Last year around this time, I wrote about 9 things I no longer want any parts of at age 30. EVERY SINGLE LAST THING on that list is still accurate and has remained very inactive in my life. Since writing that post, many things has happened in my life that has encouraged me to achieve self-fulfillment. I mean, life is so short, so why would I want to deal with any foolishness that doesn’t make me happy or bring out the best in me? With that said, I’ve compiled a new list of five things I no longer want any parts of at age 31.
1. Keeping People in my Life Who Aren’t Truly Here For Me
If you know me, you’d know I have a very small circle of close friends, and that’s intentional. These are people that I actually consider family, and I truly value their existence. Not because we have a damn good time when we get together, but because they support every move I make, motivate me, and inspire me to be better. I’ve learned keeping people around who have shown they aren’t able to grasp this concept will be detrimental to my advancement in life.
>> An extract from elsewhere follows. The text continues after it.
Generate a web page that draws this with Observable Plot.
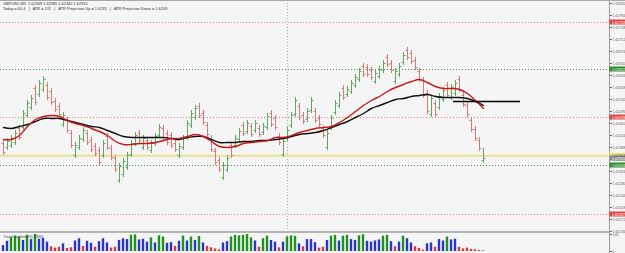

So, I’ve simply come to the conclusion that if someone isn’t here for me, disrespect me or my character on any level, or have nothing positive to say about me or my accomplishments due to their own insecurities, will be cut the eff off. No matter who they are.
2. Inconveniencing myself for undeserving people
Just the other day, I was planning to take the Megabus to NYC from Philly instead of Baltimore just so I could save $40. I quickly had to re-evaluate why I thought driving all the way to Philly just to save a little bit of money would benefit me. I then related this to how I tend inconvenience myself just to spare the feelings of those who don’t deserve it, and that shit needs to stop. If someone isn’t going to support or go out of their way for me, why should I do any of these gestures for them?
3. Saying “Yes” to Everything
For as long as I can recall, I’ve been willing to bend over backwards to please others, even if it meant I’d get screwed over in some capacity during the process. This was my way of avoiding conflict because who has time to invite drama in their lives? I also wanted to avoid having someone’s perception of me change for the worse. Now, I’d never do things that would result in me being taken advantage of (my parents raised me better than that), but overtime, I’ve become more aware that I need to put myself, my feelings, and my needs first. At age 31, saying NO isn’t as difficult as it once was. That’s growth.
4. Holding Myself Back
Entrepreneurship is one major thing I’ve been wanting to accomplish in my life, and the reasons it’s never fully became my reality is because of me. I’ve acted on bringing plenty of ideas into fruition over the years that could potentially allow me to live my purpose on my own terms, but I’d slack off. Part of it has to do with me being complacent with the stability of receiving a paycheck biweekly and having full benefits. Another part has to do with me having to worry about everyone else’s needs at home and at work for 10+ hours a day. At this point, I say enough is enough. I have to commit to the grind until I achieve the goals I have for myself, but let me say this, my drive is brewing. Believe that.
5. Letting Self-Doubt Get The Best of Me
Another reason I’ve run from my entrepreneur goals is because there were times I felt I couldn’t really accomplish what I set out to do. I blame that on worrying about what everyone else is doing and neglecting to focus on myself. Saying I’m super confident in my talent at all times was easier said than what was actually true. No matter how many motivational memes I’ve read and internalized, I still felt like I wasn’t good enough at times. Cutting out all of the noise that’s been distracting me have been so helpful in allowing me to be intentional and strategically plan my next moves.
This is first time in a long time I’ve actually made conscious decisions in my life that would solely benefit me. Just re-reading this post (for the sake of editing) has me feeling like, “Damn, I sound selfish as hell!” or “I do feel this way with the exception of certain instances”, but fuck that! Being selfish isn’t always a horrible thing. I don’t always give myself the attention I need, and now I’m changing that. I have to make time for me and what I want to achieve in my life.
Can anyone relate? What are some things you’ve eliminated from your life that wasn’t contributing to your self-fulfillment?